##Option 4 – Stop-List Builder (Explanation)

This project implements Option 4 of the assignment , creating a stop-list from multiple English Wikipedia pages.
The goal is to find the most frequent words (common across many documents) and build a list of words to ignore in future text processing tasks.

downloading every liberary that is needed

In [1]:
# --- Option 4: Stop-List Builder ---
!pip install nltk wikipedia unidecode -q

import nltk, re, string, collections, os, math
import wikipedia
from nltk.corpus import stopwords
from unidecode import unidecode


In [2]:
nltk.download('punkt', quiet=True)
nltk.download('punkt_tab')
nltk.download('stopwords', quiet=True)


[nltk_data] Downloading package punkt_tab to /root/nltk_data...
[nltk_data]   Unzipping tokenizers/punkt_tab.zip.


True

###Step 1 – Choosing 10 Wikipedia Pages


We selected 10 Wikipedia articles in English related to computer science and AI.
Each page will be downloaded and analyzed separately.

In [3]:
PAGES = [
    "Artificial intelligence",
    "Supervised learning",
    "Cluster analysis",
    "Natural language processing",
    "Deep learning",
    "Science and technology studies",
    "Bibliometrics",
    "Speech recognition",
    "Artificial neural network",
    "Reinforcement learning"
]


###Step 2 – Downloading and Cleaning the Text

Uses the wikipedia library to fetch the full text of each article.

Converts all text to lowercase.

Removes punctuation, numbers, and non-English characters using regular expressions (re.sub).

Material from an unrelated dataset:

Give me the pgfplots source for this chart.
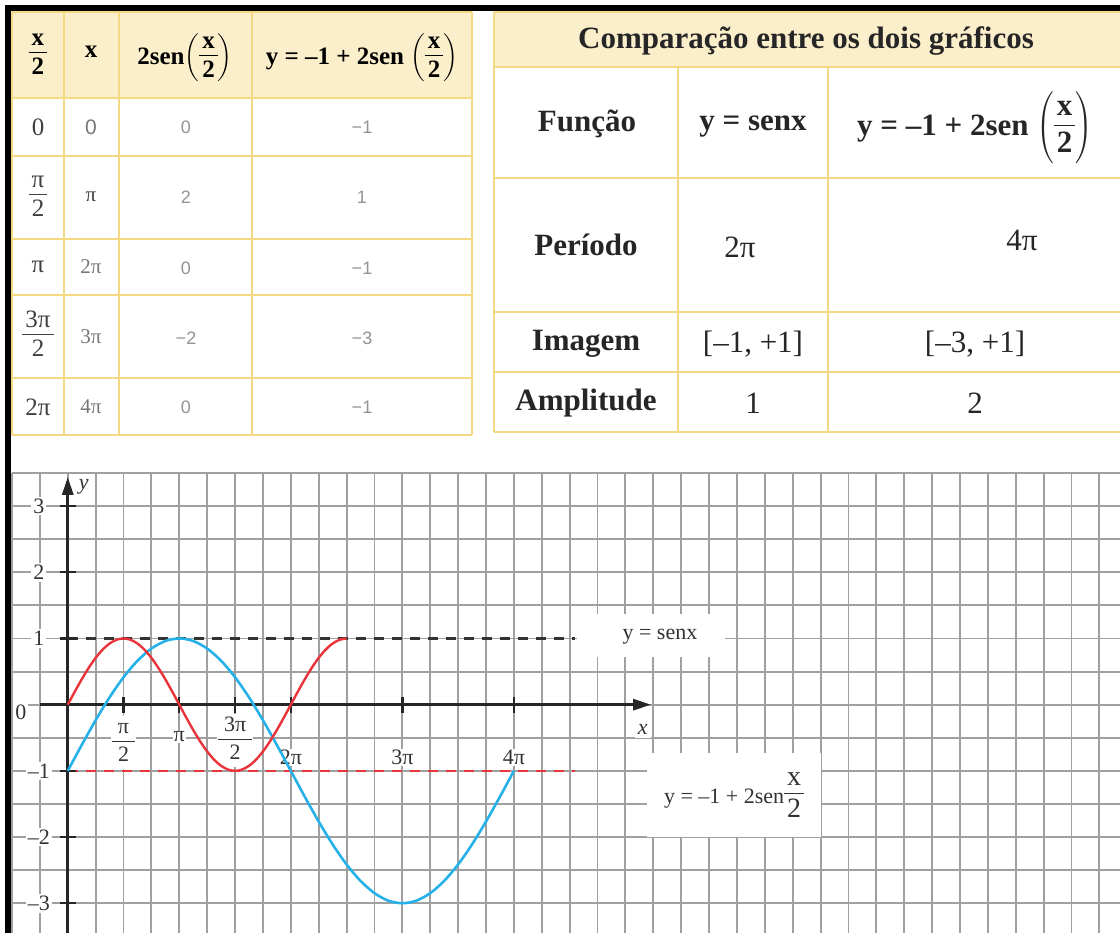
\documentclass[border=0pt]{standalone}
\usepackage{fontspec}
\setmainfont{Liberation Serif}
\setsansfont{Liberation Sans}
\usepackage{pgfplots}
\pgfplotsset{compat=1.18}
\usetikzlibrary{arrows.meta}
\definecolor{hdr}{RGB}{251,238,202}
\definecolor{brd}{RGB}{244,216,130}
\definecolor{cred}{RGB}{232,52,58}
\definecolor{cblue}{RGB}{38,178,232}
\definecolor{grd}{RGB}{160,160,160}
\definecolor{txtg}{RGB}{120,120,120}
\newcommand\fr[2]{\ensuremath{\vcenter{\hbox{\setlength\tabcolsep{1.5pt}\renewcommand\arraystretch{0.85}\begin{tabular}{c}#1\\\hline\rule{0pt}{0.85em}#2\end{tabular}}}}}
\newcommand\gfr[2]{\ensuremath{\vcenter{\hbox{\setlength\tabcolsep{3pt}\renewcommand\arraystretch{0.9}\begin{tabular}{c}#1\\\hline\rule{0pt}{0.9em}#2\end{tabular}}}}}
\newcommand\pfr[2]{\ensuremath{\left(\fr{#1}{#2}\right)}}
\begin{document}
\begin{tikzpicture}[x=0.5pt,y=-0.5pt]
\useasboundingbox (0,0) rectangle (1120,933);
\fill[white] (0,0) rectangle (1120,933);
\coordinate (gsw) at (12,933);
% ---------- left table
\fill[hdr] (12,12) rectangle (472,98);
\foreach \xx in {12,64,119,252,472} \draw[brd, line width=1.4pt] (\xx,12) -- (\xx,435);
\foreach \yy in {12,98,156,239,295,378,435} \draw[brd,line width=1.4pt] (12,\yy) -- (472,\yy);
\begin{scope}[font=\bfseries\fontsize{12.5}{14}\selectfont]
\node at (38,55) {\fr{x}{2}};
\node at (91,52) {x};
\node at (185,58) {2sen\pfr{x}{2}};
\node at (362,58) {y = –1 + 2sen \pfr{x}{2}};
\end{scope}
\begin{scope}[font=\fontsize{12.5}{14}\selectfont, text=black!75]
\node at (38,127) {0};
\node at (38,197) {\fr{π}{2}};
\node at (38,267) {π};
\node at (38,337) {\fr{3π}{2}};
\node at (38,407) {2π};
\end{scope}
\begin{scope}[font=\fontsize{10.5}{12}\selectfont, text=txtg]
\node at (91,127) {\sffamily 0};
\node[text=black!75] at (91,197) {π};
\node at (91,267) {2π};
\node at (91,337) {3π};
\node at (91,407) {4π};
\end{scope}
\begin{scope}[font=\sffamily\fontsize{9}{11}\selectfont, text=txtg!80]
\node at (186,127) {0};
\node at (186,197) {2};
\node at (186,268) {0};
\node at (186,338) {−2};
\node at (186,407) {0};
\node at (362,127) {−1};
\node at (362,197) {1};
\node at (362,268) {−1};
\node at (362,338) {−3};
\node at (362,407) {−1};
\end{scope}
% ---------- right table
\fill[hdr] (494,12) rectangle (1122,67);
\foreach \yy in {12,67,178,312,372,432} \draw[brd,line width=1.4pt] (494,\yy) -- (1122,\yy);
\draw[brd, line width=1.4pt] (494,12) -- (494,432);
\foreach \xx in {678,828} \draw[brd,line width=1.4pt] (\xx,67) -- (\xx,432);
\begin{scope}[font=\bfseries\fontsize{15.5}{18}\selectfont, text=black!85]
\node at (806,41) {Comparação entre os dois gráficos};
\node at (587,124) {Função};
\node at (753,127) {y = senx};
\node at (975,128) {y = –1 + 2sen \pfr{x}{2}};
\node at (586,245) {Período};
\node at (586,344) {Imagem};
\node at (586,403) {Amplitude};
\end{scope}
\begin{scope}[font=\fontsize{15.5}{18}\selectfont, text=black!85]
\node at (740,247) {2π};
\node at (1022,240) {4π};
\node at (753,344) {[–1, +1]};
\node at (975,344) {[–3, +1]};
\node at (753,403) {1};
\node at (975,403) {2};
\end{scope}
% ---------- graph
\begin{axis}[at={(gsw)}, anchor=south west, scale only axis,
  width=554pt, height=230pt,
  xmin=-1.5708, xmax=29.64, ymin=-3.45, ymax=3.5,
  axis line style={draw=none}, tick style={draw=none},
  xticklabels={}, yticklabels={},
  xtick distance=0.785398, ytick distance=0.5,
  grid=major, grid style={grd, line width=0.95pt},
  clip=false]
\addplot[black!80, line width=1.2pt, dash pattern=on 5pt off 4pt] coordinates {(0,1) (14.28,1)};
\addplot[cred, line width=1.2pt, dash pattern=on 5pt off 4pt] coordinates {(0,-1) (14.28,-1)};
\draw[black!85, line width=1.5pt, -{Triangle[length=9pt,width=5.5pt]}] (axis cs:0,-3.45) -- (axis cs:0,3.44);
\draw[black!85, line width=1.5pt, -{Triangle[length=9pt,width=5.5pt]}] (axis cs:-0.785,0) -- (axis cs:16.43,0);
\pgfplotsinvokeforeach{3,2,1,-1,-2,-3}{\draw[black!85, line width=1.2pt] (axis cs:-0.22,#1) -- (axis cs:0.22,#1);}
\pgfplotsinvokeforeach{1.5708,3.1416,4.7124,6.2832,9.4248,12.5664}{\draw[black!85, line width=1.2pt] (axis cs:#1,-0.12) -- (axis cs:#1,0.12);}
\begin{scope}[font=\fontsize{11}{13}\selectfont, text=black!80]
\node[fill=white, inner sep=1pt] at (axis cs:-0.817,3) {3};
\node[fill=white, inner sep=1pt] at (axis cs:-0.817,2) {2};
\node[fill=white, inner sep=1pt] at (axis cs:-0.817,1) {1};
\node[fill=white, inner sep=1pt] at (axis cs:-1.324,-0.12) {0};
\node[fill=white, inner sep=1pt] at (axis cs:-0.817,-1) {–1};
\node[fill=white, inner sep=1pt] at (axis cs:-0.817,-2) {–2};
\node[fill=white, inner sep=1pt] at (axis cs:-0.817,-3) {–3};
\node[fill=white, inner sep=0.5pt] at (axis cs:1.5708,-0.576) {\gfr{π}{2}};
\node[fill=white, inner sep=0.5pt] at (axis cs:3.1416,-0.485) {π};
\node[fill=white, inner sep=0.5pt] at (axis cs:4.7124,-0.545) {\gfr{3π}{2}};
\node[fill=white, inner sep=0.5pt] at (axis cs:6.2832,-0.80) {2π};
\node[fill=white, inner sep=0.5pt] at (axis cs:9.4248,-0.80) {3π};
\node[fill=white, inner sep=0.5pt] at (axis cs:12.5664,-0.80) {4π};
\node[fill=white, inner sep=1.5pt] at (axis cs:16.2,-0.38) {\itshape x};
\node at (axis cs:0.45,3.29) {\itshape y};
\fill[white] (axis cs:14.34,0.727) rectangle (axis cs:18.51,1.364);
\node at (axis cs:16.68,1.03) {y = senx};
\fill[white] (axis cs:16.31,-0.727) rectangle (axis cs:21.22,-2.0);
\node at (axis cs:18.77,-1.38) {y = –1 + 2sen{\fontsize{14}{16}\selectfont\fr{x}{2}}};
\end{scope}
\addplot[cblue, line width=1.3pt, smooth] coordinates {
(0,-1) (0.39270,-0.60982) (0.78540,-0.23464) (1.17810,0.11114) (1.57080,0.41421)
(1.96350,0.66294) (2.35619,0.84776) (2.74889,0.96157) (3.14159,1) (3.53429,0.96157)
(3.92699,0.84776) (4.31969,0.66294) (4.71239,0.41421) (5.10509,0.11114) (5.49779,-0.23464)
(5.89049,-0.60982) (6.28319,-1) (6.67588,-1.39018) (7.06858,-1.76536) (7.46128,-2.11114)
(7.85398,-2.41421) (8.24668,-2.66294) (8.63938,-2.84776) (9.03208,-2.96157) (9.42478,-3)
(9.81748,-2.96157) (10.21018,-2.84776) (10.60288,-2.66294) (10.99557,-2.41421) (11.38827,-2.11114)
(11.78097,-1.76536) (12.17367,-1.39018) (12.56637,-1)};
\addplot[cred, line width=1.2pt, smooth] coordinates {
(0,0) (0.19635,0.19509) (0.39270,0.38268) (0.58905,0.55557) (0.78540,0.70711)
(0.98175,0.83147) (1.17810,0.92388) (1.37445,0.98079) (1.57080,1) (1.76715,0.98079)
(1.96350,0.92388) (2.15984,0.83147) (2.35619,0.70711) (2.55254,0.55557) (2.74889,0.38268)
(2.94524,0.19509) (3.14159,0) (3.33794,-0.19509) (3.53429,-0.38268) (3.73064,-0.55557)
(3.92699,-0.70711) (4.12334,-0.83147) (4.31969,-0.92388) (4.51604,-0.98079) (4.71239,-1)
(4.90874,-0.98079) (5.10509,-0.92388) (5.30144,-0.83147) (5.49779,-0.70711) (5.69414,-0.55557)
(5.89049,-0.38268) (6.08684,-0.19509) (6.28319,0) (6.47953,0.19509) (6.67588,0.38268)
(6.87223,0.55557) (7.06858,0.70711) (7.26493,0.83147) (7.46128,0.92388) (7.65763,0.98079)
(7.85398,1)};
\end{axis}
\draw[black, line width=3pt] (8,933) -- (8,8) -- (1120,8);
\end{tikzpicture}
\end{document}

Keeps only letters and spaces for clean tokenization later.

In [4]:

# 2) downloading the texts from wikipedia

#content = wikipedia.page(page, auto_suggest=True, redirect=True).content
wikipedia.set_lang("en")

def clean_text(text):
    text = unidecode(text.lower())
    text = re.sub(r"[^a-z\s]", " ", text)
    return text

docs = {}
for page in PAGES:
    try:
        content = wikipedia.page(page).content
        docs[page] = clean_text(content)
        print("Downloaded:", page)
    except Exception as e:
        print("Error:", page, e)


Downloaded: Artificial intelligence
Downloaded: Supervised learning
Downloaded: Cluster analysis
Downloaded: Natural language processing
Downloaded: Deep learning
Downloaded: Science and technology studies
Downloaded: Bibliometrics
Downloaded: Speech recognition
Downloaded: Artificial neural network
Downloaded: Reinforcement learning


###Step 3 – Splitting Each Document into 10 Parts

Each article is divided into 10 equal chunks to simulate smaller sub-documents.
In total, we get around 100 text parts (10 articles × 10 parts each).

In [5]:

# 3) we split the texts to 10 chunks
def split_chunks(text, n=10):
    words = nltk.word_tokenize(text)
    size = max(1, len(words)//n)
    return [" ".join(words[i*size:(i+1)*size]) for i in range(n)]

chunks = {}
for name, text in docs.items():
    cks = split_chunks(text)
    for i, c in enumerate(cks):
        chunks[f"{name}_part{i+1}"] = c

print(f"\nTotal chunks created: {len(chunks)}")



Total chunks created: 100




###Step 4 – Base Stopwords from NLTK


We load a predefined list of common English stop-words (like the, is, and, of, to).
These are words that usually do not add meaning to text analysis and can be filtered out later.

In [6]:

# 4) we take the stop words that were defined in the nltk.corpus library
stop_words = set(stopwords.words("english"))


###Step 5 – Counting Word Frequencies

Tokenizes every chunk into individual words.

Keeps only alphabetic tokens.

Uses Counter to count how many times each word appears in all texts combined.

In [7]:

# 5)we count how many times the tokens appeared in the texts
all_tokens = []
for part_text in chunks.values():
    tokens = nltk.word_tokenize(part_text)
    tokens = [t for t in tokens if t.isalpha()]
    all_tokens.extend(tokens)

freq = collections.Counter(all_tokens)


###Step 6 – Building the Custom Stop-List

After counting frequencies, we take the 50 most common words and create a custom stop-list.
These represent the most repetitive, least informative words in the dataset.

In [8]:

# 6) we found the most common 50 stop words and print them
TOP_N = 50
custom_stoplist = [w for w, f in freq.most_common(TOP_N)]

print("\n=== Custom Stop-List (Top 50 words) ===")
for i, w in enumerate(custom_stoplist, 1):
    print(f"{i:2d}. {w}")



=== Custom Stop-List (Top 50 words) ===
 1. the
 2. of
 3. and
 4. to
 5. a
 6. in
 7. is
 8. that
 9. for
10. as
11. s
12. by
13. learning
14. are
15. with
16. on
17. be
18. or
19. can
20. data
21. it
22. an
23. from
24. this
25. ai
26. such
27. neural
28. displaystyle
29. was
30. used
31. deep
32. have
33. speech
34. networks
35. not
36. which
37. science
38. based
39. g
40. recognition
41. has
42. more
43. research
44. network
45. e
46. been
47. clustering
48. methods
49. other
50. models


###Step 7 – Saving the Stop-List to a File

The final stop-list is saved into a text file called
output/stop_list.txt — one word per line.

In [9]:

# 7) שמירת stop-list לקובץ
os.makedirs("output", exist_ok=True)
with open("output/stop_list.txt", "w") as f:
    for w in custom_stoplist:
        f.write(w + "\n")

print("\nStop-list saved to: output/stop_list.txt")


Stop-list saved to: output/stop_list.txt